Assume that our display is set on a Cartesian grid where every pixel is a perfect unit square. For example, one pixel occupies the area of a square with corners (0,0) and (1,1). A circle can be drawn by specifying its center in grid coordinates and its radius. On our display, a pixel is lit if any part of it is covered by the circle being drawn; pixels whose edge or corner are just touched by the circle, however, are not lit.
Your job is to compute the exact number of pixels that are lit when a circle with a given position and radius is drawn.
Input
The input consists of several test cases, each on a separate line. Each test case consists of three integers, x,y, and r(1≤x,y,r≤1,000,000), specifying respectively the center (x,y) and radius of the circle drawn. Input is followed by a single line with x = y = r = 0, which should not be processed.
Output
For each test case, output on a single line the number of pixels that are lit when the specified circle is drawn. Assume that the entire circle will fit within the area of the display.
Sample Input
1 1 1
5 2 5
0 0 0
Sample Output
4
88
思路:
x和y是没用的,直接暴力求解加起来就行
代码:
#include<iostream>
#include<math.h>
using namespace std;
int main()
{
long long r, ans;
while (cin >> r >> r >> r)
{
if (r == 0)break;
ans = 0;
for (long long i = 0; i < r; i++)
ans += int(sqrt(r*r - i * i) - 0.000000001) + 1;
cout << ans * 4 << endl;
}
return 0;
}
CSU 1159: 中南才女
目:
Description
话说中南有位才女,叫做珊,学校里面很多同学都很喜欢她,想追她做女朋友。hkx也不例外。
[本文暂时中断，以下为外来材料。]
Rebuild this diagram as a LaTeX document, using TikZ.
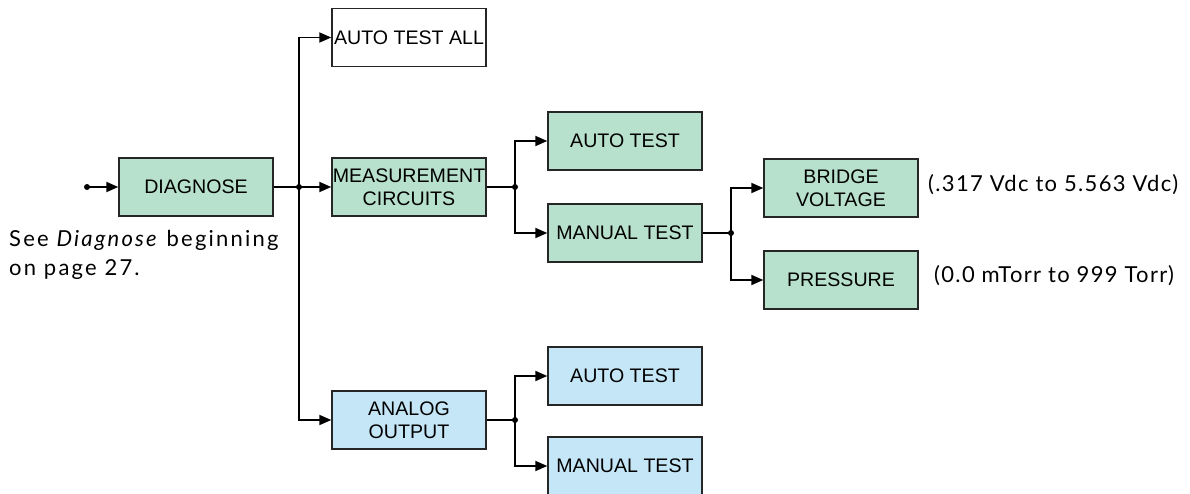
\documentclass[tikz,border=0pt]{standalone}
\usepackage{fontspec}
\setmainfont{Liberation Sans}
\newfontfamily\notefont[LetterSpace=6]{Lato}
\newfontfamily\seefont[LetterSpace=10]{Lato}
\usetikzlibrary{arrows.meta}
\definecolor{boxgreen}{RGB}{183,225,205}
\definecolor{boxblue}{RGB}{197,230,247}
\begin{document}
\begin{tikzpicture}[x=1pt,y=-1pt,
  box/.style={draw=black!85, line width=1.4pt, minimum width=154pt, minimum height=58pt,
    inner sep=0pt, align=center, font=\fontsize{19.6}{23}\selectfont},
  gbox/.style={box, fill=boxgreen},
  bbox/.style={box, fill=boxblue},
  wbox/.style={box, fill=white},
  conn/.style={line width=1.8pt},
  arr/.style={conn, -{Triangle[length=12pt,width=10pt]}},
  jdot/.style={circle, fill=black, inner sep=0pt, minimum size=6pt},
  note/.style={font=\notefont\fontsize{22}{29}\selectfont, inner sep=0pt, anchor=west},
]
\useasboundingbox (0,0) rectangle (1190,494);

\node[wbox] (ata) at (409,37.5) {AUTO TEST ALL};
\node[gbox] (diag) at (196,187) {DIAGNOSE};
\node[gbox] (meas) at (409,187) {MEASUREMENT\\CIRCUITS};
\node[gbox] (mauto) at (625,141) {AUTO TEST};
\node[gbox] (mman) at (625,233) {MANUAL TEST};
\node[gbox] (bridge) at (841,188) {BRIDGE\\VOLTAGE};
\node[gbox] (press) at (841,280) {PRESSURE};
\node[bbox] (ana) at (409,420) {ANALOG\\OUTPUT};
\node[bbox] (aauto) at (625,376) {AUTO TEST};
\node[bbox] (aman) at (625,466) {MANUAL TEST};

\coordinate (in) at (87,187);
\coordinate (j1) at (299,187);
\coordinate (j2) at (515,187);
\coordinate (j3) at (731,233);
\coordinate (j4) at (515,420);

\draw[arr] (in) -- (diag.west);
\draw[conn] (diag.east) -- (j1);
\draw[arr] (j1) -- (meas.west);
\draw[arr] (j1) |- (ata.west);
\draw[arr] (j1) |- (ana.west);

\draw[conn] (meas.east) -- (j2);
\draw[arr] (j2) |- (mauto.west);
\draw[arr] (j2) |- (mman.west);

\draw[conn] (mman.east) -- (j3);
\draw[arr] (j3) |- (bridge.west);
\draw[arr] (j3) |- (press.west);

\draw[conn] (ana.east) -- (j4);
\draw[arr] (j4) |- (aauto.west);
\draw[arr] (j4) |- (aman.west);

\foreach \p in {in,j1,j2,j3,j4} \node[jdot] at (\p) {};

\node[note] (vlab) at (928,185) {(.317 Vdc to 5.563 Vdc)};
\node[note] (plab) at (934,276) {(0.0 mTorr to 999 Torr)};
\node[note, font=\seefont\fontsize{22}{29}\selectfont, align=left, anchor=north west] (see) at (9,230) {See \textit{Diagnose} beginning\\on page 27.};
\end{tikzpicture}
\end{document}
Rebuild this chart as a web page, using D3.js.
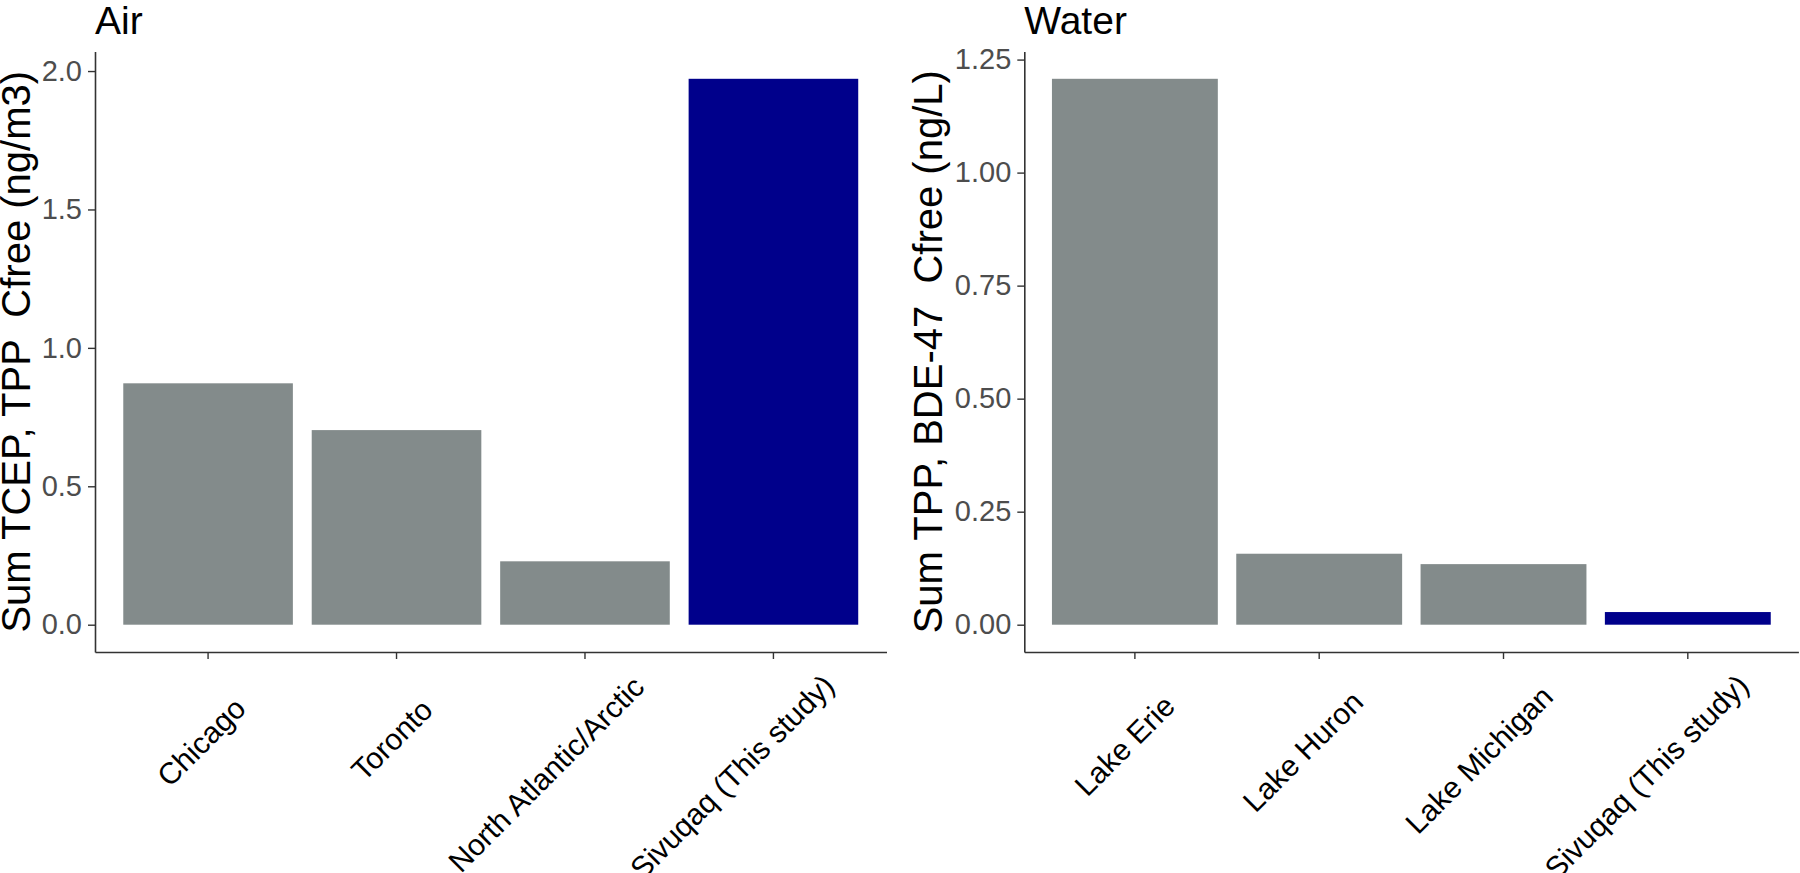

可是不知道为什么,向她表白的同学都一一落马,一向自卑的hkx一直也不敢表白,hkx得知珊有一天晚上8点钟以后的某段时间会去学校的某个地方弹吉他,可是hkx晚上9点以后才有时间去,虽然晚了一点,但也有机会,所以hkx就去了。
假设珊晚上到达的时刻是等可能的分布在8点到8+L点,hkx到达的时刻是等可能的分布在9点到9+L点。珊到达之后会在那里弹吉他t小时,之后就会离开。hkx到达之后如果没见到珊的话,他就会等上t小时,如果这t小时内珊还不出现,他就会离开。那么hkx能够见到珊的概率是多少呢?
Input
多组数据,每组数据包括两个实数,L和t,一组数据占一行
1<=L<=10
0<=t<=10
Output
输出hkx能够见到珊的概率,四舍五入到小数点后6位
Sample Input
2.0 0.0
2.0 3.0
Sample Output
0.000000
1.000000
这个题目其实好简单,就是在 1<y<1+L,0<x<L 这个正方形中,求满足 |y-x|<t 的部分所占的比例。
无非就是把直线y=x的下面和上面的部分分开求。
下面的部分是
sum = (l - 1)*(l - 1) / 2;
if (t < l - 1)sum -= (l - 1 - t)*(l - 1 - t) / 2;
上面的部分是
if (t < 1)sum += t*t / 2 + t*(l - 1);
else if(t<l+1)sum += l - 0.5 + l*l / 2 - (l - t + 1)*(l - t + 1) / 2;
else sum += l - 0.5 + l*l / 2;
完整代码:
#include<iostream>
#include<iomanip>
using namespace std;
int main()
{
double t, l, sum;
while(cin >> l >> t)
{
sum = (l - 1)*(l - 1) / 2;
if (t < l - 1)sum -= (l - 1 - t)*(l - 1 - t) / 2;
if (t < 1)sum += t*t / 2 + t*(l - 1);
else if(t<l+1)sum += l - 0.5 + l*l / 2 - (l - t + 1)*(l - t + 1) / 2;
else sum += l - 0.5 + l*l / 2;
cout << fixed << setprecision(6) << sum / l / l << endl;
}
return 0;
}
CSU 1201: Triangle
题目:
Description
已知三角形各边边长的取值范围,你能求出三角形最大的面积吗?
Input
输入数据的第一行包含一个整数T (1 <= T <= 200),表示接下来一共有T组测试数据。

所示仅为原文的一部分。